[Set task]
Reproduce nothing but the lines from the start of the material through the line that includes "import plotly.graph_objects as go", both ends included, and omit every picture.

──────── Data block

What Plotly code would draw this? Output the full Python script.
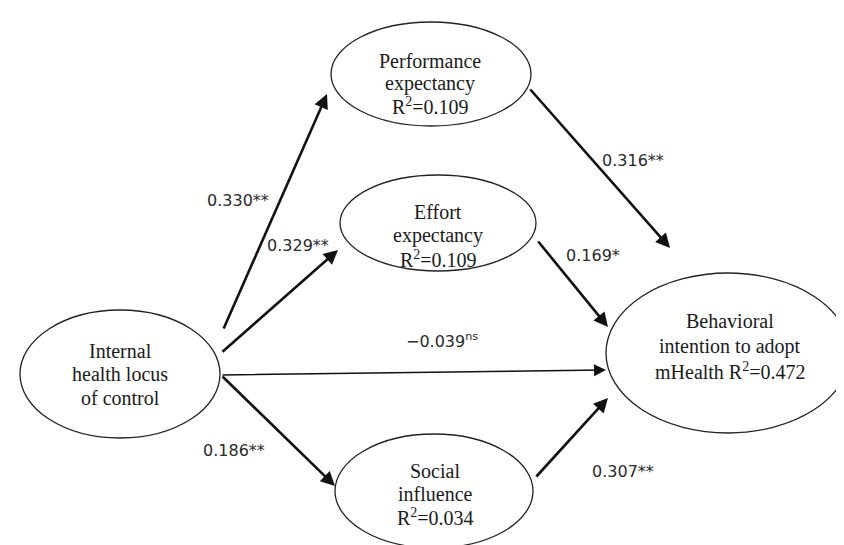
import plotly.graph_objects as go

# ---------------- data ----------------
node_names = ["Internal<br>health locus<br>of control",
              "Performance<br>expectancy<br>R<sup>2</sup>=0.109",
              "Effort<br>expectancy<br>R<sup>2</sup>=0.109",
              "Social<br>influence<br>R<sup>2</sup>=0.034",
              "Behavioral<br>intention to adopt<br>mHealth R<sup>2</sup>=0.472"]
edge_from = [0, 0, 0, 0, 1, 2, 3]
edge_to = [1, 2, 4, 3, 4, 4, 4]
edge_coef = ["0.330**", "0.329**", "\u22120.039<sup>ns</sup>", "0.186**",
             "0.316**", "0.169*", "0.307**"]

# ---------------- layout geometry (pixels, y down) ----------------
ellipses = [  # cx, cy, rx, ry
    (112, 366, 100, 64),
    (423, 66, 100, 52),
    (430, 215, 98, 48),
    (426, 483, 99, 57),
    (720, 345, 122, 80),
]
text_centers = [(112, 366), (422, 75), (430, 227), (427, 486), (722, 338)]
line_pitch = [23.5, 22.5, 23.5, 23, 25]
edge_tail = [(215, 322), (213, 345), (213, 367), (213, 367), (521, 80), (529, 232), (527, 470)]
edge_head = [(319, 86), (330, 242), (598, 362), (327, 478), (662, 240), (600, 319), (600, 390)]
edge_width = [2.6, 2.6, 1.5, 2.6, 2.6, 2.6, 2.6]
label_pos = [(230, 192), (290, 237), (434, 332), (226, 442), (625, 152), (585, 247), (615, 463)]

W, H = 844, 545
fig = go.Figure()
fig.add_trace(go.Scatter(x=[0, W], y=[0, H], mode="markers",
                         marker=dict(opacity=0), hoverinfo="skip", showlegend=False))

for (cx, cy, rx, ry) in ellipses:
    fig.add_shape(type="circle", xref="x", yref="y",
                  x0=cx - rx, x1=cx + rx, y0=cy - ry, y1=cy + ry,
                  line=dict(color="#222222", width=1.3), fillcolor="rgba(0,0,0,0)")

for name, (tx, ty), p in zip(node_names, text_centers, line_pitch):
    lines = name.split("<br>")
    n = len(lines)
    for i, ln in enumerate(lines):
        fig.add_annotation(x=tx, y=ty + (i - (n - 1) / 2) * p, text=ln, showarrow=False,
                           xref="x", yref="y",
                           font=dict(family="Liberation Serif", size=20, color="#1a1a1a"))

for k in range(len(edge_from)):
    (hx, hy), (tx, ty) = edge_head[k], edge_tail[k]
    fig.add_annotation(x=hx, y=hy, ax=tx, ay=ty, xref="x", yref="y", axref="x", ayref="y",
                       text="", showarrow=True, arrowhead=2, arrowsize=1.1 if edge_width[k] > 2 else 1.6,
                       arrowwidth=edge_width[k], arrowcolor="#111111", standoff=0, startstandoff=0)

for lab, (lx, ly) in zip(edge_coef, label_pos):
    fig.add_annotation(x=lx, y=ly, text=lab, showarrow=False, xref="x", yref="y",
                       font=dict(family="DejaVu Sans", size=16, color="#2a2a2a"))

fig.update_xaxes(range=[0, W], visible=False, fixedrange=True)
fig.update_yaxes(range=[H, 0], visible=False, fixedrange=True)
fig.update_layout(width=W, height=H, margin=dict(l=0, r=0, t=0, b=0),
                  plot_bgcolor="white", paper_bgcolor="white", showlegend=False)
fig.write_html("out.html")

────────────────

[Response to the exercise]
What Plotly code would draw this? Output the full Python script.
import plotly.graph_objects as go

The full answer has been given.